● **Available data**:
........

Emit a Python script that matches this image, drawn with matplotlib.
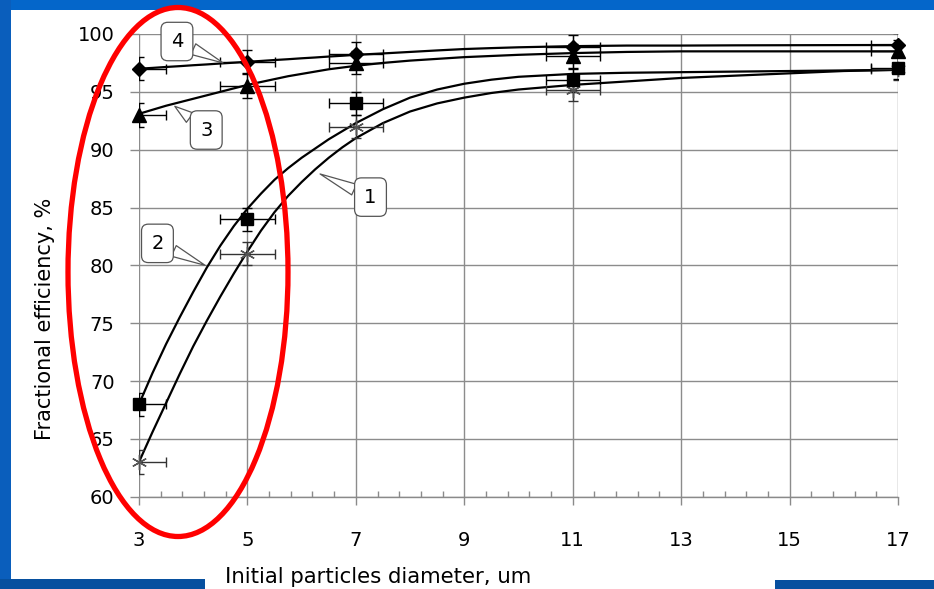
import numpy as np
import matplotlib
matplotlib.use("Agg")
import matplotlib.pyplot as plt
from matplotlib.patches import Rectangle, Ellipse
from matplotlib.ticker import FixedLocator

# ---- data ----
diam = [3, 5, 7, 11, 17]
eff1 = [63.0, 81.0, 92.0, 95.2, 97.0]   # curve 1 (asterisk)
eff2 = [68.0, 84.0, 94.0, 96.0, 97.1]   # curve 2 (square)
eff3 = [93.0, 95.5, 97.5, 98.1, 98.5]   # curve 3 (triangle)
eff4 = [97.0, 97.6, 98.3, 98.9, 99.05]  # curve 4 (diamond)
yerr_val = 1.0
xerr_val = 0.5

# fitted trend curves
curve_x = [3, 3.25, 3.5, 3.75, 4, 4.25, 4.5, 4.75, 5, 5.25, 5.5, 5.75, 6, 6.25, 6.5, 6.75, 7,
           7.5, 8, 8.5, 9, 9.5, 10, 11, 12, 13, 14, 15, 16, 17]
curve1 = [63.0, 65.6, 68.1, 70.6, 73.0, 75.2, 77.3, 79.3, 81.2, 83.0, 84.6, 86.0, 87.2, 88.3, 89.3,
          90.2, 91.0, 92.3, 93.3, 94.0, 94.5, 94.9, 95.2, 95.6, 95.9, 96.2, 96.4, 96.6, 96.8, 96.9]
curve2 = [68.0, 70.7, 73.2, 75.5, 77.7, 79.8, 81.7, 83.4, 84.9, 86.2, 87.4, 88.4, 89.3, 90.1, 90.9,
          91.6, 92.3, 93.5, 94.5, 95.2, 95.7, 96.05, 96.3, 96.55, 96.65, 96.7, 96.75, 96.8, 96.85, 96.9]
curve3 = [93.1, 93.45, 93.8, 94.1, 94.4, 94.7, 95.0, 95.3, 95.6, 95.85, 96.1, 96.35, 96.55, 96.75,
          96.95, 97.1, 97.25, 97.5, 97.7, 97.85, 98.0, 98.1, 98.2, 98.35, 98.45, 98.5, 98.5, 98.5,
          98.5, 98.5]
curve4 = [97.0, 97.07, 97.15, 97.22, 97.3, 97.37, 97.45, 97.52, 97.6, 97.67, 97.75, 97.82, 97.9,
          97.97, 98.05, 98.12, 98.2, 98.32, 98.45, 98.58, 98.7, 98.78, 98.85, 98.95, 99.0, 99.0,
          99.02, 99.03, 99.04, 99.05]

callout_labels = ["1", "2", "3", "4"]
x_ticks = [3, 5, 7, 9, 11, 13, 15, 17]
y_ticks = [60, 65, 70, 75, 80, 85, 90, 95, 100]

W, H = 934, 589
fig = plt.figure(figsize=(W / 100, H / 100), dpi=100)
fig.patch.set_facecolor("white")

def px_rect(x0, y0, x1, y1, color):
    fig.patches.append(Rectangle((x0 / W, 1 - y1 / H), (x1 - x0) / W, (y1 - y0) / H,
                                 transform=fig.transFigure, facecolor=color, edgecolor="none",
                                 zorder=-10))

px_rect(0, 0, W, 10, "#0466CA")
px_rect(0, 0, 11, H, "#0A5EBC")
px_rect(0, 579, 205, H, "#07509F")
px_rect(775, 580, W, H, "#07509F")

ax = fig.add_axes([139 / W, 1 - 496.7 / H, (898 - 139) / W, (496.7 - 34) / H])
ax.set_xlim(3, 17)
ax.set_ylim(60, 100)
for s in ax.spines.values():
    s.set_visible(False)
ax.spines["bottom"].set_visible(True)
ax.spines["bottom"].set_color("#8a8a8a")
ax.spines["bottom"].set_linewidth(1.0)

ax.set_xticks(x_ticks)
ax.set_yticks(y_ticks)
ax.xaxis.set_minor_locator(FixedLocator(np.arange(3, 17.01, 0.4)))
ax.grid(True, which="major", color="#8c8c8c", linewidth=1.0)
ax.set_axisbelow(True)
ax.tick_params(axis="x", which="major", direction="out", length=6, width=1.0, color="#8a8a8a",
               pad=19, labelsize=14)
ax.tick_params(axis="x", which="minor", direction="in", length=4, width=1.0, color="#8a8a8a")
ax.tick_params(axis="y", which="major", direction="out", length=6.5, width=1.0, color="#8a8a8a",
               pad=11, labelsize=14)

# curves
for cy in (curve1, curve2, curve3, curve4):
    ax.plot(curve_x, cy, color="black", lw=1.6, zorder=3, solid_joinstyle="round")

# error bars
for ey, c in ((eff1, "#333333"), (eff2, "black"), (eff3, "black"), (eff4, "black")):
    ax.errorbar(diam, ey, yerr=yerr_val, xerr=xerr_val, fmt="none", ecolor=c, elinewidth=1.0,
                capsize=3.5, capthick=1.0, zorder=4)

# markers
ax.plot(diam, eff1, linestyle="none", marker=(6, 2, 0), markersize=11, mew=1.0, color="#555555",
        clip_on=False, zorder=5)
ax.plot(diam, eff2, linestyle="none", marker="s", markersize=8.5, color="black", clip_on=False, zorder=5)
ax.plot(diam, eff3, linestyle="none", marker="^", markersize=9.5, color="black", clip_on=False, zorder=5)
ax.plot(diam, eff4, linestyle="none", marker="D", markersize=7, color="black", clip_on=False, zorder=5)

# callouts
call_tips = [(6.34, 87.9), (4.22, 80.0), (3.66, 93.75), (4.55, 97.5)]
call_boxes = [(7.27, 85.9), (3.34, 81.9), (4.24, 91.7), (3.70, 99.35)]
for lab, tip, box in zip(callout_labels, call_tips, call_boxes):
    ax.annotate(lab, xy=tip, xytext=box, textcoords="data", ha="center", va="center",
                fontsize=14, zorder=6, annotation_clip=False,
                bbox=dict(boxstyle="round,pad=0.5,rounding_size=0.35", fc="white", ec="#555555", lw=0.9),
                arrowprops=dict(arrowstyle="wedge,tail_width=0.6,shrink_factor=0.5", fc="white",
                                ec="#555555", lw=0.9, shrinkA=0, shrinkB=0))

fig.text(45 / W, 1 - 319 / H, "Fractional efficiency, %", rotation=90, ha="center", va="center",
         fontsize=15)
fig.text(225 / W, 1 - 577 / H, "Initial particles diameter, um", ha="left", va="center", fontsize=15.3)

# red highlight ellipse
el = Ellipse((178 / W, 1 - 272 / H), 220 / W, 529 / H, transform=fig.transFigure,
             fill=False, edgecolor="#FF0000", linewidth=3.8, zorder=20)
fig.patches.append(el)

fig.savefig("out.png", dpi=100, facecolor=fig.get_facecolor())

........

● **Aim of the task**: The listing above needs to be output again exactly. Don't include the pictures.

● **Task result**:
Emit a Python script that matches this image, drawn with matplotlib.
import numpy as np
import matplotlib
matplotlib.use("Agg")
import matplotlib.pyplot as plt
from matplotlib.patches import Rectangle, Ellipse
from matplotlib.ticker import FixedLocator

# ---- data ----
diam = [3, 5, 7, 11, 17]
eff1 = [63.0, 81.0, 92.0, 95.2, 97.0]   # curve 1 (asterisk)
eff2 = [68.0, 84.0, 94.0, 96.0, 97.1]   # curve 2 (square)
eff3 = [93.0, 95.5, 97.5, 98.1, 98.5]   # curve 3 (triangle)
eff4 = [97.0, 97.6, 98.3, 98.9, 99.05]  # curve 4 (diamond)
yerr_val = 1.0
xerr_val = 0.5

# fitted trend curves
curve_x = [3, 3.25, 3.5, 3.75, 4, 4.25, 4.5, 4.75, 5, 5.25, 5.5, 5.75, 6, 6.25, 6.5, 6.75, 7,
           7.5, 8, 8.5, 9, 9.5, 10, 11, 12, 13, 14, 15, 16, 17]
curve1 = [63.0, 65.6, 68.1, 70.6, 73.0, 75.2, 77.3, 79.3, 81.2, 83.0, 84.6, 86.0, 87.2, 88.3, 89.3,
          90.2, 91.0, 92.3, 93.3, 94.0, 94.5, 94.9, 95.2, 95.6, 95.9, 96.2, 96.4, 96.6, 96.8, 96.9]
curve2 = [68.0, 70.7, 73.2, 75.5, 77.7, 79.8, 81.7, 83.4, 84.9, 86.2, 87.4, 88.4, 89.3, 90.1, 90.9,
          91.6, 92.3, 93.5, 94.5, 95.2, 95.7, 96.05, 96.3, 96.55, 96.65, 96.7, 96.75, 96.8, 96.85, 96.9]
curve3 = [93.1, 93.45, 93.8, 94.1, 94.4, 94.7, 95.0, 95.3, 95.6, 95.85, 96.1, 96.35, 96.55, 96.75,
          96.95, 97.1, 97.25, 97.5, 97.7, 97.85, 98.0, 98.1, 98.2, 98.35, 98.45, 98.5, 98.5, 98.5,
          98.5, 98.5]
curve4 = [97.0, 97.07, 97.15, 97.22, 97.3, 97.37, 97.45, 97.52, 97.6, 97.67, 97.75, 97.82, 97.9,
          97.97, 98.05, 98.12, 98.2, 98.32, 98.45, 98.58, 98.7, 98.78, 98.85, 98.95, 99.0, 99.0,
          99.02, 99.03, 99.04, 99.05]

callout_labels = ["1", "2", "3", "4"]
x_ticks = [3, 5, 7, 9, 11, 13, 15, 17]
y_ticks = [60, 65, 70, 75, 80, 85, 90, 95, 100]

W, H = 934, 589
fig = plt.figure(figsize=(W / 100, H / 100), dpi=100)
fig.patch.set_facecolor("white")

def px_rect(x0, y0, x1, y1, color):
    fig.patches.append(Rectangle((x0 / W, 1 - y1 / H), (x1 - x0) / W, (y1 - y0) / H,
                                 transform=fig.transFigure, facecolor=color, edgecolor="none",
                                 zorder=-10))

px_rect(0, 0, W, 10, "#0466CA")
px_rect(0, 0, 11, H, "#0A5EBC")
px_rect(0, 579, 205, H, "#07509F")
px_rect(775, 580, W, H, "#07509F")

ax = fig.add_axes([139 / W, 1 - 496.7 / H, (898 - 139) / W, (496.7 - 34) / H])
ax.set_xlim(3, 17)
ax.set_ylim(60, 100)
for s in ax.spines.values():
    s.set_visible(False)
ax.spines["bottom"].set_visible(True)
ax.spines["bottom"].set_color("#8a8a8a")
ax.spines["bottom"].set_linewidth(1.0)

ax.set_xticks(x_ticks)
ax.set_yticks(y_ticks)
ax.xaxis.set_minor_locator(FixedLocator(np.arange(3, 17.01, 0.4)))
ax.grid(True, which="major", color="#8c8c8c", linewidth=1.0)
ax.set_axisbelow(True)
ax.tick_params(axis="x", which="major", direction="out", length=6, width=1.0, color="#8a8a8a",
               pad=19, labelsize=14)
ax.tick_params(axis="x", which="minor", direction="in", length=4, width=1.0, color="#8a8a8a")
ax.tick_params(axis="y", which="major", direction="out", length=6.5, width=1.0, color="#8a8a8a",
               pad=11, labelsize=14)

# curves
for cy in (curve1, curve2, curve3, curve4):
    ax.plot(curve_x, cy, color="black", lw=1.6, zorder=3, solid_joinstyle="round")

# error bars
for ey, c in ((eff1, "#333333"), (eff2, "black"), (eff3, "black"), (eff4, "black")):
    ax.errorbar(diam, ey, yerr=yerr_val, xerr=xerr_val, fmt="none", ecolor=c, elinewidth=1.0,
                capsize=3.5, capthick=1.0, zorder=4)

# markers
ax.plot(diam, eff1, linestyle="none", marker=(6, 2, 0), markersize=11, mew=1.0, color="#555555",
        clip_on=False, zorder=5)
ax.plot(diam, eff2, linestyle="none", marker="s", markersize=8.5, color="black", clip_on=False, zorder=5)
ax.plot(diam, eff3, linestyle="none", marker="^", markersize=9.5, color="black", clip_on=False, zorder=5)
ax.plot(diam, eff4, linestyle="none", marker="D", markersize=7, color="black", clip_on=False, zorder=5)

# callouts
call_tips = [(6.34, 87.9), (4.22, 80.0), (3.66, 93.75), (4.55, 97.5)]
call_boxes = [(7.27, 85.9), (3.34, 81.9), (4.24, 91.7), (3.70, 99.35)]
for lab, tip, box in zip(callout_labels, call_tips, call_boxes):
    ax.annotate(lab, xy=tip, xytext=box, textcoords="data", ha="center", va="center",
                fontsize=14, zorder=6, annotation_clip=False,
                bbox=dict(boxstyle="round,pad=0.5,rounding_size=0.35", fc="white", ec="#555555", lw=0.9),
                arrowprops=dict(arrowstyle="wedge,tail_width=0.6,shrink_factor=0.5", fc="white",
                                ec="#555555", lw=0.9, shrinkA=0, shrinkB=0))

fig.text(45 / W, 1 - 319 / H, "Fractional efficiency, %", rotation=90, ha="center", va="center",
         fontsize=15)
fig.text(225 / W, 1 - 577 / H, "Initial particles diameter, um", ha="left", va="center", fontsize=15.3)

# red highlight ellipse
el = Ellipse((178 / W, 1 - 272 / H), 220 / W, 529 / H, transform=fig.transFigure,
             fill=False, edgecolor="#FF0000", linewidth=3.8, zorder=20)
fig.patches.append(el)

fig.savefig("out.png", dpi=100, facecolor=fig.get_facecolor())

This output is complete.